-- EXCERPTED RECORDS --
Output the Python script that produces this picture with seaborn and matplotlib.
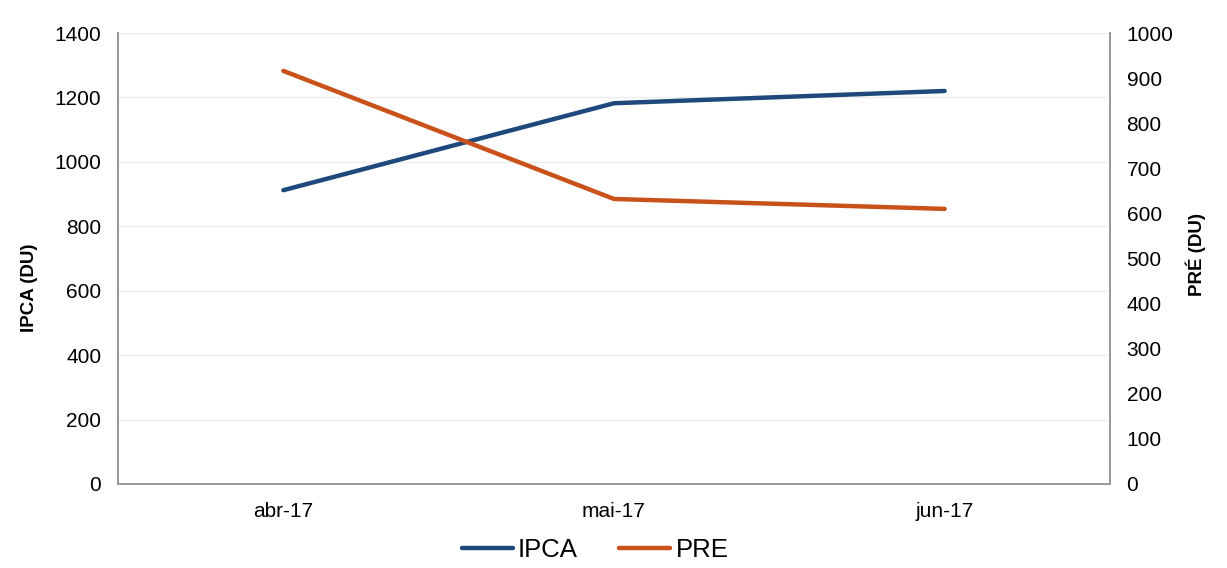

---

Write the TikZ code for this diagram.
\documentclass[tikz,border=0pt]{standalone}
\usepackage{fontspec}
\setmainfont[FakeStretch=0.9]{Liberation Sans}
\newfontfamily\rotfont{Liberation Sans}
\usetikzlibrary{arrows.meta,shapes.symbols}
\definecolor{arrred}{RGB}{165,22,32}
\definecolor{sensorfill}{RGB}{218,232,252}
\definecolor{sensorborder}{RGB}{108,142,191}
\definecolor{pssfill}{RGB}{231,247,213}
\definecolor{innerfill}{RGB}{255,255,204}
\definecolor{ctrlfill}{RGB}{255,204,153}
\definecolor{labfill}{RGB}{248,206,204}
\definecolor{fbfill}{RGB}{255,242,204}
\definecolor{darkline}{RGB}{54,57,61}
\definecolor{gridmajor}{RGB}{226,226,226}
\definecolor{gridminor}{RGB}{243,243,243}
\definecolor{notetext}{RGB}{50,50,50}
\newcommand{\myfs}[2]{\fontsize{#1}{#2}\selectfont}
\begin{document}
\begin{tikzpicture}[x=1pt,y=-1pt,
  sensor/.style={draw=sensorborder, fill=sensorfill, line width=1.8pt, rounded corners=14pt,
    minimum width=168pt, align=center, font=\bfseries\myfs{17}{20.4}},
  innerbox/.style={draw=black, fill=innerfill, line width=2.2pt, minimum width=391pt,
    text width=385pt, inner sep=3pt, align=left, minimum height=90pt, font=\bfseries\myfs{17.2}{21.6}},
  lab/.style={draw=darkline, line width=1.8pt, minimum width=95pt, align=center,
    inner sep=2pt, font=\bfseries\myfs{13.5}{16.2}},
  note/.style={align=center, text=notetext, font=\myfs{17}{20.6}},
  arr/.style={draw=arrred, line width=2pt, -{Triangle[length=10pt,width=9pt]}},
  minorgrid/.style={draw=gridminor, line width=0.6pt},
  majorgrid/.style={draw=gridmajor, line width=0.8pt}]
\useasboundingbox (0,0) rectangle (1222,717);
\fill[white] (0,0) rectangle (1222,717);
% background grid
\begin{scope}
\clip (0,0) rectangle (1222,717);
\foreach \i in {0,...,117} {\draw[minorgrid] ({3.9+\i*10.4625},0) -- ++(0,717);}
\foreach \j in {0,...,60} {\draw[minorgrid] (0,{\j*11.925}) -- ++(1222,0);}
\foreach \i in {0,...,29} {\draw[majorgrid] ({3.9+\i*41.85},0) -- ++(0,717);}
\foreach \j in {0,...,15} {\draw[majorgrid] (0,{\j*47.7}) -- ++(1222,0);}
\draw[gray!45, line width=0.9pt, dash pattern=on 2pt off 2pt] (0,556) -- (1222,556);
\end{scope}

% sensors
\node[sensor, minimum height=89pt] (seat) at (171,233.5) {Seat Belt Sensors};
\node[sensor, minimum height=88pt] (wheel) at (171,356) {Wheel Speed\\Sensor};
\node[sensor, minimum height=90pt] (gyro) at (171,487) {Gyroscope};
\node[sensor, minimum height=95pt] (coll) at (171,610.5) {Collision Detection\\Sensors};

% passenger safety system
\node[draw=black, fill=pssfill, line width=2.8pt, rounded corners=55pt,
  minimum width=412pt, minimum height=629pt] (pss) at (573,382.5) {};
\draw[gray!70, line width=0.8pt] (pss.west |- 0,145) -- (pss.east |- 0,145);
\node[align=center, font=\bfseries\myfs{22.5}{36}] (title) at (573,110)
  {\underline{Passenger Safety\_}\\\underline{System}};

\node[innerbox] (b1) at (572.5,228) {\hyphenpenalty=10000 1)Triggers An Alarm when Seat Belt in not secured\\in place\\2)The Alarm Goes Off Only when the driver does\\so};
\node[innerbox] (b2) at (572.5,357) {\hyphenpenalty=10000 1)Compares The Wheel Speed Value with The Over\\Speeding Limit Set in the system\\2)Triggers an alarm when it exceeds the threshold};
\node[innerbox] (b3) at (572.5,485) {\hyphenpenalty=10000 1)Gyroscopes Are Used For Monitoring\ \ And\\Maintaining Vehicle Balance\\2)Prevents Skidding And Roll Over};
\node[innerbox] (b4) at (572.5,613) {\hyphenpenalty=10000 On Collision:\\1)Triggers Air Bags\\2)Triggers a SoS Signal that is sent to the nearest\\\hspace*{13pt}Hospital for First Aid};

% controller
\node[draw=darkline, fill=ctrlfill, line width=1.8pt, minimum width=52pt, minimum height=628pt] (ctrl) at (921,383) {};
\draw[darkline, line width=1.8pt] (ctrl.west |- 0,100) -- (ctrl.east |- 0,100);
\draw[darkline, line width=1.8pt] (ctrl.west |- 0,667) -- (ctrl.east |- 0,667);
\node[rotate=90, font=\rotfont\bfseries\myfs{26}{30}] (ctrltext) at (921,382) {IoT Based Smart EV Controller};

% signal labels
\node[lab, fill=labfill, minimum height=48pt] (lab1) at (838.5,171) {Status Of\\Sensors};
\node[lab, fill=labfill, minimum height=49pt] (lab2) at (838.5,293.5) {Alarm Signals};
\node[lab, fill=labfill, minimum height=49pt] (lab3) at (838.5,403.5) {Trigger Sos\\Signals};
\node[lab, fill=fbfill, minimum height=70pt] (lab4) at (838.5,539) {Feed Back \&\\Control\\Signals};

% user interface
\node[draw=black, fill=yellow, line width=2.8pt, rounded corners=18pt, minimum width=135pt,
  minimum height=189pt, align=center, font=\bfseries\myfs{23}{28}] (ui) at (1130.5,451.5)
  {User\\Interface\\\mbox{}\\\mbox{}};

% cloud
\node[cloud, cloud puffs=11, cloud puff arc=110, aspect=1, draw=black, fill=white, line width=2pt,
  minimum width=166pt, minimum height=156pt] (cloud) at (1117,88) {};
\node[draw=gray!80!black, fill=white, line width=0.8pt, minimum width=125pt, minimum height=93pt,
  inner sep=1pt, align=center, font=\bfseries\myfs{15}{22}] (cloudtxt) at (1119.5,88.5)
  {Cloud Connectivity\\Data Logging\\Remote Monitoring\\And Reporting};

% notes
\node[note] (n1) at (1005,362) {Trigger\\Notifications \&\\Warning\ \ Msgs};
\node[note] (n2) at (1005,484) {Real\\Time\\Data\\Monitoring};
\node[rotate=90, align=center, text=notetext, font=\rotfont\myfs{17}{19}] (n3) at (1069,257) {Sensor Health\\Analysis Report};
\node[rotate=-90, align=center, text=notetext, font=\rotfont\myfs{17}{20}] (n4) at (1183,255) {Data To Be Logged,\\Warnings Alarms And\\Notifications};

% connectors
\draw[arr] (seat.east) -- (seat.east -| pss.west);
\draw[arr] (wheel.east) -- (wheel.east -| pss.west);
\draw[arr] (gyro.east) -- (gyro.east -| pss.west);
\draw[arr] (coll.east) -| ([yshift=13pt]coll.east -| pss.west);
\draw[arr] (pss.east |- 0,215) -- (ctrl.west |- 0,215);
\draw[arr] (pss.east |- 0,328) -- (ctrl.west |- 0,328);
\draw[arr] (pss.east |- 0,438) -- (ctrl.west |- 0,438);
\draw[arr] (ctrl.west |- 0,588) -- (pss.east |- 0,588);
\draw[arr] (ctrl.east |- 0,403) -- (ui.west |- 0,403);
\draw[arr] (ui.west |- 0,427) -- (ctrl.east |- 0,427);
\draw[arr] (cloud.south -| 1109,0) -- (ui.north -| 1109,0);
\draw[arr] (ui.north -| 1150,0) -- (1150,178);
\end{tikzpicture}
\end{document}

* * *

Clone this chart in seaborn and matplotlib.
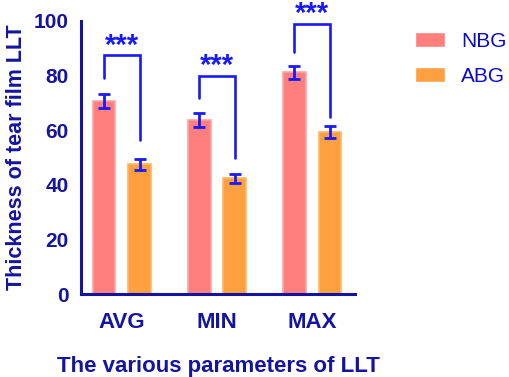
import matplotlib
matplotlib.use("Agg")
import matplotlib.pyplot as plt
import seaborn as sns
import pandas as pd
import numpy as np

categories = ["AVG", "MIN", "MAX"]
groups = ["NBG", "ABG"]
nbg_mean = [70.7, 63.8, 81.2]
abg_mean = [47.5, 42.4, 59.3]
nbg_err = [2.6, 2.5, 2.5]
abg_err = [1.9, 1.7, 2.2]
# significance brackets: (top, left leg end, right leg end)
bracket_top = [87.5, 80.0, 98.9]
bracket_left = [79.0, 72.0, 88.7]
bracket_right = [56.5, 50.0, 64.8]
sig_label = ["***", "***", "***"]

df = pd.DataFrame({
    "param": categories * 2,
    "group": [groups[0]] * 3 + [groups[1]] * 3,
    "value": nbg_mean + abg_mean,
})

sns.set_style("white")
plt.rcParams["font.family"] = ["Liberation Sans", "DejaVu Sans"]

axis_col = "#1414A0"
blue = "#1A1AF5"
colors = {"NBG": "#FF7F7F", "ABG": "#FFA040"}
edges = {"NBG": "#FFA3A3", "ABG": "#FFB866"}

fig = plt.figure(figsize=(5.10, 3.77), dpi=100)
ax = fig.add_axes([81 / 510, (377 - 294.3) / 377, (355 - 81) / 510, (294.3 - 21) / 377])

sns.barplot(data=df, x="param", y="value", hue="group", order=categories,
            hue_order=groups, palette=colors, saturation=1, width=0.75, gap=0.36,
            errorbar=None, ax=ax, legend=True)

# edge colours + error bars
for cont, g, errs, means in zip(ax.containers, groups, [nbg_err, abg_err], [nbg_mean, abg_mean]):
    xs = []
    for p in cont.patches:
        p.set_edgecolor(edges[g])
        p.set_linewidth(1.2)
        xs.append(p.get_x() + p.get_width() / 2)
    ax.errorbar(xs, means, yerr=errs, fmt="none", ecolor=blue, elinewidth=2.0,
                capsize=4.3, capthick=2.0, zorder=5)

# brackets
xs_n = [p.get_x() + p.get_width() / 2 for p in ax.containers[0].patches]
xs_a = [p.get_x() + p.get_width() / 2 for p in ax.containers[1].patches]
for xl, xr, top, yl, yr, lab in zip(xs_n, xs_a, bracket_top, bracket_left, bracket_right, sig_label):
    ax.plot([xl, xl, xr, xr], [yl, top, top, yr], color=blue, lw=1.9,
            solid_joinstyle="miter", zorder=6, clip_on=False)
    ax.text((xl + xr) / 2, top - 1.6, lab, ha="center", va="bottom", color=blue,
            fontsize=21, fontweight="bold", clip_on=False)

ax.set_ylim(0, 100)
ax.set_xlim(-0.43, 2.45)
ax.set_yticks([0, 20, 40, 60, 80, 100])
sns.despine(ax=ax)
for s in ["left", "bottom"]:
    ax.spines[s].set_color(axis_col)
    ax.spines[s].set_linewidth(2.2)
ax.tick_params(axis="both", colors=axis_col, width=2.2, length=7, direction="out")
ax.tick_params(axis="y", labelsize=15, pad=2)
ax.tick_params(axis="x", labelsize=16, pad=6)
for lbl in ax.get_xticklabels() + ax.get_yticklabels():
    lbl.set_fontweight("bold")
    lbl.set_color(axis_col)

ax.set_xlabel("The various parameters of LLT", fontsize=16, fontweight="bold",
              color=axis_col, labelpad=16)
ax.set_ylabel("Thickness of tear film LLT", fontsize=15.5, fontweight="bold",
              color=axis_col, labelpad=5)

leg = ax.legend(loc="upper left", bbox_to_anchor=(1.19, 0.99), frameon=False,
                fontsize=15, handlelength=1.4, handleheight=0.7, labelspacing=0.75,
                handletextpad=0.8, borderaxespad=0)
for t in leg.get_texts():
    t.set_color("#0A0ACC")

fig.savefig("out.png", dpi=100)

-- OBJECTIVE --
Tally up the lines in the records that contain the word "with" and give only the total.

-- SOLUTION TO THIS PROBLEM --
2